Last August, Codelco announced plans to convert Chuquicamata from an open cast mine into an underground facility with an investment of $5.550bn.
The company awarded a $50m contract to Rockwell Automation to transform the century-old open-pit mine into a technologically advanced ‘super-cave’ mine.
Codelco Chairman Juan Benavides was quoted by Reuters as saying that the commencement of Chuquicamata operations will be ‘a fundamental step and milestone in this structural overhaul’.
The company’s plans to convert Chuquicamata form part of a $39bn overhaul of its key operations for a period of ten years to maintain production despite declining ore grades at its deposits.
The announcement was made as the company found that Chuquicamata was running out of profitable ore. The switch to an underground mine also aims to extend the mine life by an additional 50 years.
Chile Finance Minister Felipe Larrain confirmed in a news conference that the remaining $400m of $1bn capitalisation for Codelco’s overhaul, which was announced in June last year, would be provided by the government.

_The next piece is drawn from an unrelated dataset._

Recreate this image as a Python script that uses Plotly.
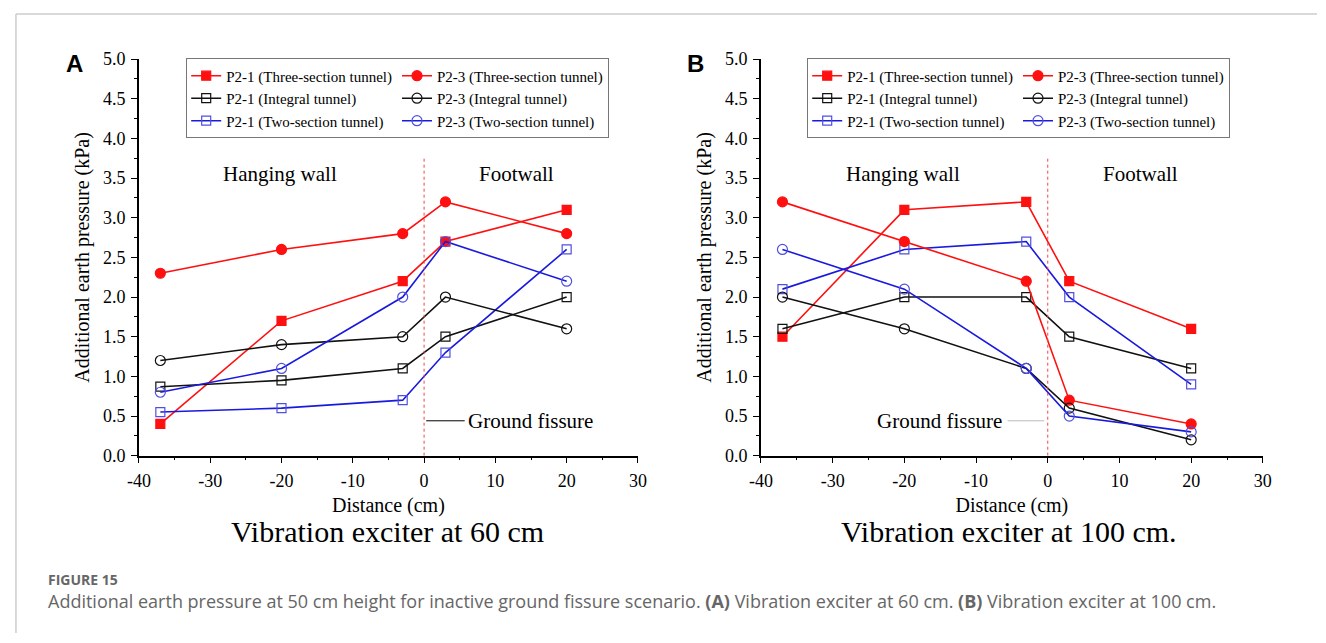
import plotly.graph_objects as go

distance = [-37, -20, -3, 3, 20]

# Panel A: vibration exciter at 60 cm
a_p21_three = [0.4, 1.7, 2.2, 2.7, 3.1]
a_p23_three = [2.3, 2.6, 2.8, 3.2, 2.8]
a_p21_integral = [0.87, 0.95, 1.1, 1.5, 2.0]
a_p23_integral = [1.2, 1.4, 1.5, 2.0, 1.6]
a_p21_two = [0.55, 0.6, 0.7, 1.3, 2.6]
a_p23_two = [0.8, 1.1, 2.0, 2.7, 2.2]

# Panel B: vibration exciter at 100 cm
b_p21_three = [1.5, 3.1, 3.2, 2.2, 1.6]
b_p23_three = [3.2, 2.7, 2.2, 0.7, 0.4]
b_p21_integral = [1.6, 2.0, 2.0, 1.5, 1.1]
b_p23_integral = [2.0, 1.6, 1.1, 0.6, 0.2]
b_p21_two = [2.1, 2.6, 2.7, 2.0, 0.9]
b_p23_two = [2.6, 2.1, 1.1, 0.5, 0.3]

series_names = [
    "P2-1 (Three-section tunnel)", "P2-1 (Integral tunnel)", "P2-1 (Two-section tunnel)",
    "P2-3 (Three-section tunnel)", "P2-3 (Integral tunnel)", "P2-3 (Two-section tunnel)",
]

x_tick_values = [-40, -30, -20, -10, 0, 10, 20, 30]
x_tick_labels = ["-40", "-30", "-20", "-10", "0", "10", "20", "30"]
y_tick_values = [0.0, 0.5, 1.0, 1.5, 2.0, 2.5, 3.0, 3.5, 4.0, 4.5, 5.0]
y_tick_labels = ["0.0", "0.5", "1.0", "1.5", "2.0", "2.5", "3.0", "3.5", "4.0", "4.5", "5.0"]

W, H = 1326, 643
SERIF = "Liberation Serif"
RED = "#ff1010"
BLUE = "#1a1adf"
BLACK = "#111111"

styles = [
    dict(color=RED, symbol="square", fill=RED, size=9, group="P21"),
    dict(color=BLACK, symbol="square-open", fill=BLACK, size=9, group="P21"),
    dict(color=BLUE, symbol="square-open", fill="#5050e0", size=9, group="P21"),
    dict(color=RED, symbol="circle", fill=RED, size=10, group="P23"),
    dict(color=BLACK, symbol="circle-open", fill=BLACK, size=10, group="P23"),
    dict(color=BLUE, symbol="circle-open", fill="#5050e0", size=10, group="P23"),
]

panel_a = [a_p21_three, a_p21_integral, a_p21_two, a_p23_three, a_p23_integral, a_p23_two]
panel_b = [b_p21_three, b_p21_integral, b_p21_two, b_p23_three, b_p23_integral, b_p23_two]

fig = go.Figure()

def add_panel(values, xa, ya, legend):
    for name, vals, st in zip(series_names, values, styles):
        fig.add_trace(go.Scatter(
            x=distance, y=vals, name=name, mode="lines+markers",
            xaxis=xa, yaxis=ya, legend=legend, legendgroup=legend + st["group"],
            line=dict(color=st["color"], width=1.6),
            marker=dict(symbol=st["symbol"], size=st["size"], color=st["fill"],
                        line=dict(color=st["fill"], width=1.2)),
        ))

add_panel(panel_a, "x", "y", "legend")
add_panel(panel_b, "x2", "y2", "legend2")

def px_x(p):
    return p / W

def px_y(p):
    return 1 - p / H

y_dom = [px_y(460), px_y(50.7)]

axis_common = dict(
    showline=True, linecolor="black", linewidth=1.6, showgrid=False, zeroline=False,
    ticks="outside", ticklen=6, tickwidth=1.4, tickcolor="black",
    tickfont=dict(family=SERIF, size=18, color="black"),
    ticklabelstandoff=2, mirror=False,
)

xaxis_common = dict(axis_common, range=[-40, 30], tickmode="array",
                    tickvals=x_tick_values, ticktext=x_tick_labels,
                    title=dict(text="Distance (cm)", font=dict(family=SERIF, size=20, color="black"), standoff=8))
xaxis_common["minor"] = dict(ticks="outside", ticklen=3, tickwidth=1.2, tickcolor="black",
                             tickmode="linear", tick0=-35, dtick=10)
yaxis_common = dict(axis_common, range=[0, 5.0], tickmode="array",
                    tickvals=y_tick_values, ticktext=y_tick_labels,
                    title=dict(text="Additional earth pressure (kPa)", font=dict(family=SERIF, size=20, color="black"), standoff=8))
yaxis_common["minor"] = dict(ticks="outside", ticklen=3, tickwidth=1.2, tickcolor="black",
                             tickmode="linear", tick0=0.25, dtick=0.5)

fig.update_layout(
    width=W, height=H, autosize=False,
    margin=dict(l=0, r=0, t=0, b=0),
    paper_bgcolor="white", plot_bgcolor="white",
    xaxis=dict(xaxis_common, domain=[px_x(129), px_x(636)], anchor="y"),
    yaxis=dict(yaxis_common, domain=y_dom, anchor="x"),
    xaxis2=dict(xaxis_common, domain=[px_x(761), px_x(1271)], anchor="y2"),
    yaxis2=dict(yaxis_common, domain=y_dom, anchor="x2"),
    showlegend=True,
)

legend_common = dict(
    orientation="h", traceorder="grouped", yanchor="top", xanchor="left",
    bgcolor="white", bordercolor="#777777", borderwidth=1,
    font=dict(family=SERIF, size=15, color="black"),
    itemwidth=30, tracegroupgap=0,
)
fig.update_layout(
    legend=dict(legend_common, x=px_x(177), y=px_y(50)),
    legend2=dict(legend_common, x=px_x(808), y=px_y(50)),
)

# ground fissure (dotted vertical line at distance 0)
for xa, ya in [("x", "y"), ("x2", "y2")]:
    fig.add_shape(type="line", xref=xa, yref=ya, x0=0, x1=0, y0=0, y1=3.75,
                  line=dict(color="#ee4444", width=1, dash="dot"))

ann_font = dict(family=SERIF, size=21, color="black")
for xa, ya in [("x", "y"), ("x2", "y2")]:
    fig.add_annotation(xref=xa, yref=ya, x=-20.2, y=3.55, text="Hanging wall",
                       xanchor="center", yanchor="middle", showarrow=False, font=ann_font)
    fig.add_annotation(xref=xa, yref=ya, x=12.9, y=3.55, text="Footwall",
                       xanchor="center", yanchor="middle", showarrow=False, font=ann_font)

fig.add_shape(type="line", xref="x", yref="y", x0=0.3, x1=5.7, y0=0.44, y1=0.44,
              line=dict(color="black", width=1))
fig.add_annotation(xref="x", yref="y", x=5.9, y=0.44, text="Ground fissure", xanchor="left",
                   yanchor="middle", showarrow=False, font=ann_font)
fig.add_shape(type="line", xref="x2", yref="y2", x0=-5.6, x1=-0.5, y0=0.44, y1=0.44,
              line=dict(color="#bbbbbb", width=1))
fig.add_annotation(xref="x2", yref="y2", x=-6.1, y=0.44, text="Ground fissure", xanchor="right",
                   yanchor="middle", showarrow=False, font=ann_font)

for lx, letter in [(63, "A"), (694, "B")]:
    fig.add_annotation(xref="paper", yref="paper", x=px_x(lx), y=px_y(55), text="<b>%s</b>" % letter,
                       xanchor="center", yanchor="middle", showarrow=False,
                       font=dict(family="Liberation Sans", size=24, color="black"))

fig.add_annotation(xref="paper", yref="paper", x=px_x(382), y=px_y(538), text="Vibration exciter at 60 cm",
                   xanchor="center", yanchor="middle", showarrow=False,
                   font=dict(family=SERIF, size=30, color="black"))
fig.add_annotation(xref="paper", yref="paper", x=px_x(1013), y=px_y(538), text="Vibration exciter at 100 cm.",
                   xanchor="center", yanchor="middle", showarrow=False,
                   font=dict(family=SERIF, size=30, color="black"))

fig.add_annotation(xref="paper", yref="paper", x=px_x(35), y=px_y(588), xanchor="left", yanchor="middle",
                   text="<b>FIGURE 15</b>", showarrow=False,
                   font=dict(family="Open Sans", size=14, color="#666666"))
fig.add_annotation(xref="paper", yref="paper", x=px_x(35), y=px_y(610), xanchor="left", yanchor="middle",
                   text="Additional earth pressure at 50 cm height for inactive ground fissure scenario. "
                        "<b>(A)</b> Vibration exciter at 60 cm. <b>(B)</b> Vibration exciter at 100 cm.",
                   showarrow=False,
                   font=dict(family="Open Sans", size=18, color="#666666"))

fig.add_shape(type="line", xref="paper", yref="paper", x0=px_x(4), x1=1, y0=px_y(4), y1=px_y(4),
              line=dict(color="#cccccc", width=1.5))
fig.add_shape(type="line", xref="paper", yref="paper", x0=px_x(4), x1=px_x(4), y0=0, y1=px_y(4),
              line=dict(color="#cccccc", width=1.5))

fig.write_html("out.html", post_script="document.body.style.margin='0';")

Larrain said: “This is a show of the confidence we have in the company and in the importance of these resources for Codelco to be able to complete its structural reform programme.”
Once the mine is converted to an underground operation, its annual production is expected to be 320,000t of fine copper and 15,000t of molybdenum.
Last year, Codelco’s Chuquicamata and nearby Radomiro Tomic mines produced 653,000t of the company’s total 1.8 million tonnes of output.